I am writing this article keeping in mind that you already know what a bid and ask price is. If you don’t have knowledge about the bid and ask, please read the article bid-ask and spread first.
So, a spread is the difference between the values of the bid and ask price which includes the service cost of the broker and transaction fee. Spread in the forex world is measured in pips.
Let us consider the currency pair of British Pound (GBP) and U.S. Dollar (USD).
Suppose GBP/USD = 1.2832
Now you plan to buy GBP at the ask price, but when you place the order, there is a high probability that you may not get it at the CMP (Current Market Price). This is because may be the ask price is a little higher, perhaps 1.2834, which is the price you may pay for.
Same thing happens with the seller. When he places the order, he may not receive at the asked price. He may get 1.2830.

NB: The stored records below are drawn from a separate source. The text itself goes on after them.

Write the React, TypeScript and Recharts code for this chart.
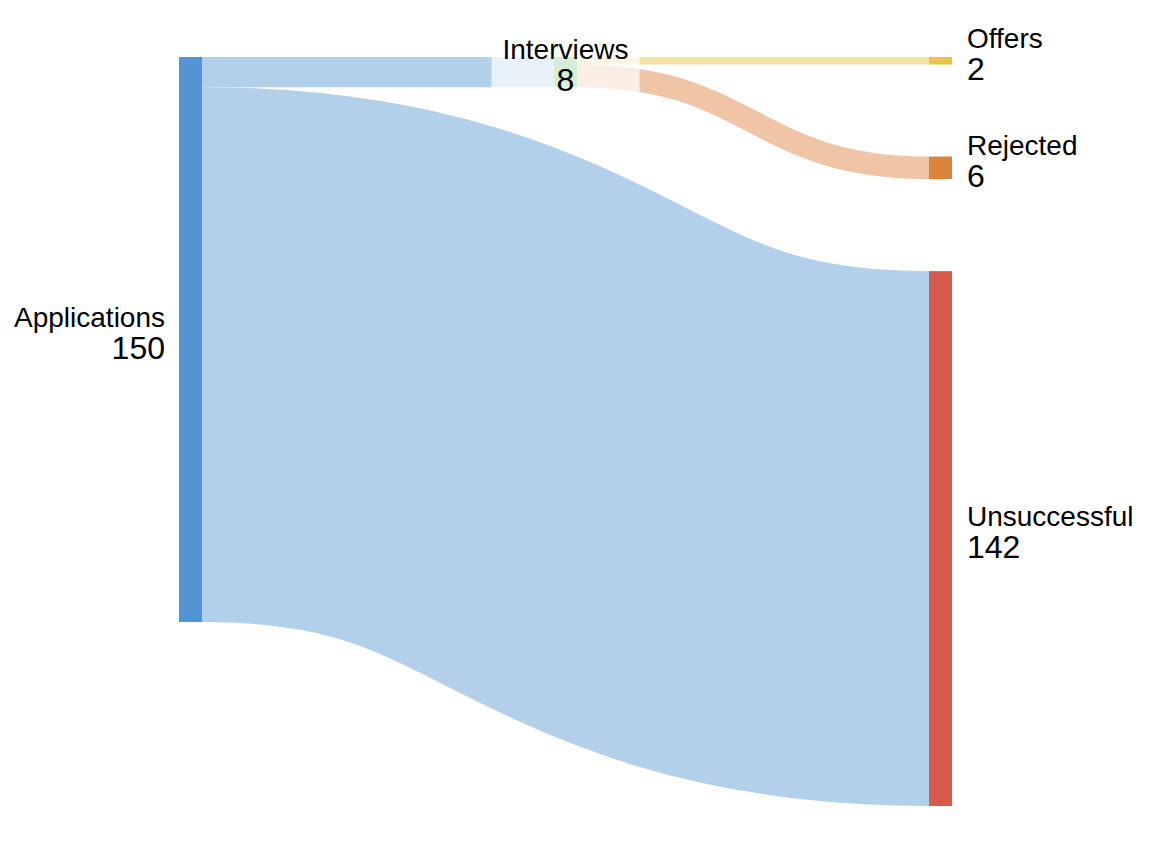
import React from 'react';
import { Sankey } from 'recharts';

// job search funnel
const nodeNames = ['Applications', 'Interviews', 'Offers', 'Rejected', 'Unsuccessful'];
const nodeColors = ['#5294d4', '#74c476', '#e8c44a', '#d8843e', '#d55a4a'];

const linkSources = [0, 0, 1, 1];
const linkTargets = [1, 4, 2, 3];
const linkValues = [8, 142, 2, 6];
const linkColors = ['#b3d0ea', '#b3d0ea', '#f3e3a6', '#efc5a5'];

const data = {
  nodes: nodeNames.map((name, i) => ({ name, color: nodeColors[i] })),
  links: linkValues.map((value, i) => ({
    source: linkSources[i],
    target: linkTargets[i],
    value,
    color: linkColors[i],
  })),
};

const FONT = '"Liberation Sans", Arial, Helvetica, sans-serif';

const SankeyLink = (props: any) => {
  const { sourceX, targetX, sourceY, targetY, sourceControlX, targetControlX, linkWidth, payload } = props;
  return (
    <path
      d={`M${sourceX},${sourceY}C${sourceControlX},${sourceY} ${targetControlX},${targetY} ${targetX},${targetY}`}
      fill="none"
      stroke={payload.color}
      strokeWidth={linkWidth}
    />
  );
};

const SankeyNode = (props: any) => {
  const { x, y, width, height, index, payload } = props;
  const cx = x + width / 2;
  const cy = y + height / 2;
  const hasIn = linkTargets.includes(index);
  const hasOut = linkSources.includes(index);

  let anchor: 'start' | 'end' | 'middle' = 'middle';
  let tx = cx;
  if (!hasIn) {
    anchor = 'end';
    tx = x - 14;
  } else if (!hasOut) {
    anchor = 'start';
    tx = x + width + 15;
  }

  return (
    <g>
      <rect x={x} y={y} width={width} height={height} fill={payload.color} />
      {hasIn && hasOut && (
        <rect x={cx - 74} y={cy - 42} width={148} height={80} fill="#fff" fillOpacity={0.7} />
      )}
      <text x={tx} y={cy - 13} textAnchor={anchor} fontFamily={FONT} fontSize={28} fill="#000">
        {payload.name}
      </text>
      <text x={tx} y={cy + 19} textAnchor={anchor} fontFamily={FONT} fontSize={32} fill="#000">
        {payload.value}
      </text>
    </g>
  );
};

export default function App() {
  return (
    <div style={{ width: 1145, height: 835 }}>
      <Sankey
        width={1145}
        height={835}
        data={data}
        nodeWidth={23}
        nodePadding={92}
        sort={false}
        iterations={0}
        margin={{ top: 49, right: 201, bottom: 37, left: 171 }}
        node={<SankeyNode />}
        link={<SankeyLink />}
      />
    </div>
  );
}
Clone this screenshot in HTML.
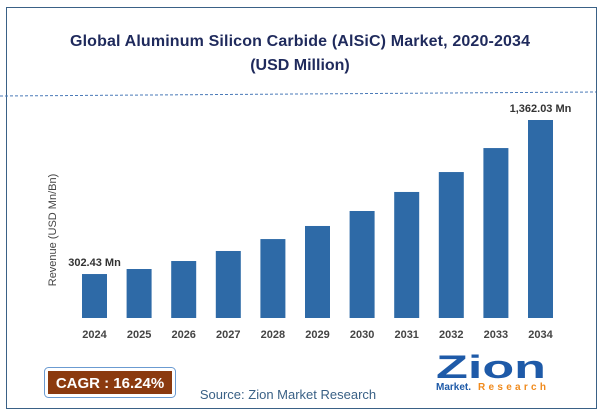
<!DOCTYPE html>
<html><head><meta charset="utf-8"><style>
body{margin:0;width:600px;height:415px;background:#fff;font-family:"Liberation Sans",sans-serif;overflow:hidden}
</style></head><body>
<svg width="600" height="415" xmlns="http://www.w3.org/2000/svg">
<rect x="6.5" y="7.5" width="590" height="401" fill="#fff" stroke="#3a6186" stroke-width="1"/>
<text x="300" y="46" text-anchor="middle" font-size="16" font-weight="bold" fill="#1f2a5c" textLength="460">Global Aluminum Silicon Carbide (AlSiC) Market, 2020-2034</text>
<text x="300" y="70" text-anchor="middle" font-size="16" font-weight="bold" fill="#1f2a5c">(USD Million)</text>
<line x1="0" y1="96" x2="596" y2="92" stroke="#4a7ab8" stroke-dasharray="3,2"/>
<text x="56" y="230" transform="rotate(-90 56 230)" text-anchor="middle" font-size="11" fill="#444">Revenue (USD Mn/Bn)</text>
<g id="bars"></g>
<rect x="44.5" y="367.5" width="131" height="30" rx="4" fill="#fff" stroke="#6b9bd1"/>
<rect x="48" y="371" width="124" height="23" fill="#8b3a0f"/>
<text x="110" y="388" text-anchor="middle" font-size="15" font-weight="bold" fill="#fff">CAGR : 16.24%</text>
<text x="288" y="399" text-anchor="middle" font-size="13" fill="#3a6186">Source: Zion Market Research</text>
<g>
<text x="436" y="378" font-size="32" font-weight="bold" fill="#1e5aa8" textLength="110" lengthAdjust="spacingAndGlyphs">Zion</text>
<text x="436" y="390" font-size="10" font-weight="bold" fill="#1e5aa8">Market.</text>
<text x="478" y="390" font-size="10" font-weight="bold" fill="#f08a1c" textLength="68">Research</text>
</g>
</svg>
<script>
const categories=["2024","2025","2026","2027","2028","2029","2030","2031","2032","2033","2034"];
const values=[302.43,337,392,461,543,633,736,867,1004,1169,1362.03];
const labels={0:"302.43 Mn",10:"1,362.03 Mn"};
const base=318, x0=82, step=44.6, bw=25, k=198/1362.03;
const g=document.getElementById('bars');
const ns="http://www.w3.org/2000/svg";
const xs=i=>x0+i*step, ys=v=>base-v*k;
categories.forEach((c,i)=>{
 const r=document.createElementNS(ns,'rect');
 r.setAttribute('x',xs(i));r.setAttribute('y',ys(values[i]));
 r.setAttribute('width',bw);r.setAttribute('height',base-ys(values[i]));
 r.setAttribute('fill','#2e6aa7');
 
 
 g.appendChild(r);
 const t=document.createElementNS(ns,'text');
 t.setAttribute('x',xs(i)+bw/2);t.setAttribute('y',base+20);
 t.setAttribute('text-anchor','middle');t.setAttribute('font-size','11');
 t.setAttribute('font-weight','bold');t.setAttribute('fill','#444');
 t.textContent=c;
 
 
 g.appendChild(t);
 if(labels[i]){
  const l=document.createElementNS(ns,'text');
  l.setAttribute('x',xs(i)+bw/2);l.setAttribute('y',ys(values[i])-8);
  l.setAttribute('text-anchor','middle');l.setAttribute('font-size','11');
  l.setAttribute('font-weight','bold');l.setAttribute('fill','#333');
  l.textContent=labels[i];
  
  
  g.appendChild(l);
 }
});
</script>
</body></html>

The difference between the 1.2834 (bid price) and 1.2830 (ask price) is 0.0004 (Spread).
Types of Spread
There are two types of spread in which the traders can trade:
- Fixed Spread
- Floating Spread
Fixed Spread: As the name says fixed spread remains fixed and is not dependent on the general fluctuation of the market. However, there could be a temporary change in high market volatility and low liquidity, but once the market comes back to a normal condition, the spread also turns back to the general level.
Although fixed spread is considered less risky and more predictable, an increasing number of companies are adopting floating spread to offer more innovation to the clients.
Floating Spread: As the name says, a floating spread keeps on changing with market fluctuations. Many companies offer a side ECN (Electronic Communication Network) account as floating spread is entirely dependent on the market phenomenon and characterizes the interbank relationships. Using an ECN account, the traders can easily trade only with those who have this side account. Due to this, the floating spread becomes narrower. The broker takes his commission while the traders trade.
A beginner should never go for a floating spread due to its risky nature. Many brokers claim that they can make the spread narrower as compared to the fixed spread, but the floating spread has its own disadvantages. One such disadvantage is that the spread may increase up to 10 pips. Also, after placing the order, you may see that the price at which the order is finally executed is much higher.
How to Minimize the Spread?
There are two ways to reduce the spread:
- Trade at the time when there are maximum buyers and sellers. This is because, as the buyers and sellers increases, the competition for a currency pair also increases which ultimately means narrower spread.
- Always trade in highly traded currencies as multiple market makers trade for big currencies. On the flip side, traders ignore the currency which is not famous in the forex market and that is why the spread in those currencies is always wider.